Benita Ferrero-Waldner: Diese Entscheidung haben die Mitgliedstaaten getroffen. Das eine war eine Entscheidung für den Beitritt, weil die Türkei seit 1964 einen kontinuierlichen Prozess in Richtung Europäische Union vollzieht. Aber es sind eine ganze Reihe von Bedingungen zur Eröffnung von Verhandlungen da. Es gibt auch das Kriterium, dass wir handlungsfähig bleiben müssen. Eine Garantie für den Ausgang der Gespräche gibt es also sicher nicht.
"Wiener Zeitung": Glauben Sie, dass bei all diesen Überlegungen die Balkan-Staaten aus dem Blickfeld geraten?

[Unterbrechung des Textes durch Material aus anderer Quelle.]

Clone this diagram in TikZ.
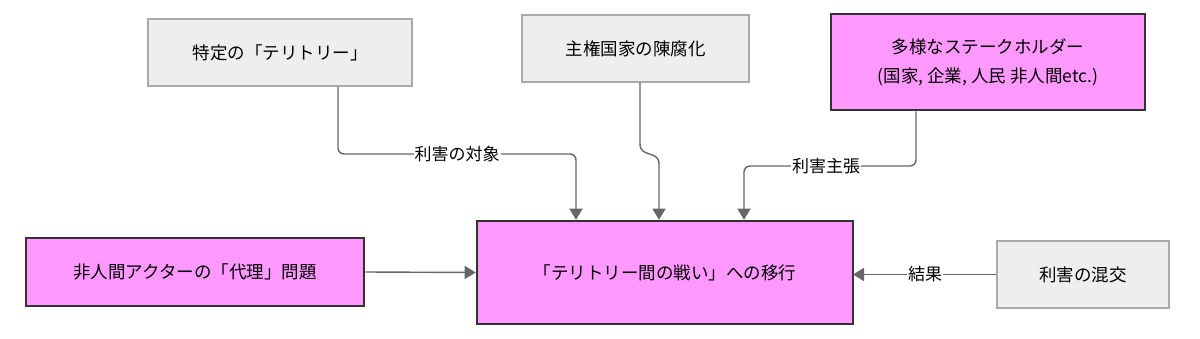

Benita Ferrero-Waldner: Vielleicht aus dem medialen. Aber ganz sicher nicht aus dem Arbeitsblickfeld. Ich weiß, dass intensiv mit den Ländern des West-Balkan gearbeitet wird. Es liegt nun an den Staaten selbst: Sie müssen umsetzen, was von ihnen verlangt wird. Die Detailbearbeitung macht mein Kollege (Erweiterungskommissar) Olli Rehn, weil es Länder mit einer EU-Perspektive sind. Diese ist ein Katalysator für Reformen.
"Wiener Zeitung": Können sich diese Länder mehr Hoffnungen auf einen Verhandlungsbeginn während Ihrer Funktionsperiode machen als die Ukraine?
Benita Ferrero-Waldner: Realistisch sind Verhandlungen mit einigen Balkan-Staaten, weil das ja schon vorgesehen ist. Mazedonien hat den Antrag bereits gestellt, und irgendwann wird man darüber bestimmen. Die Perspektive ist für alle Balkan-Staaten grundsätzlich gegeben. Diese Grundsatzentscheidung ist gefallen.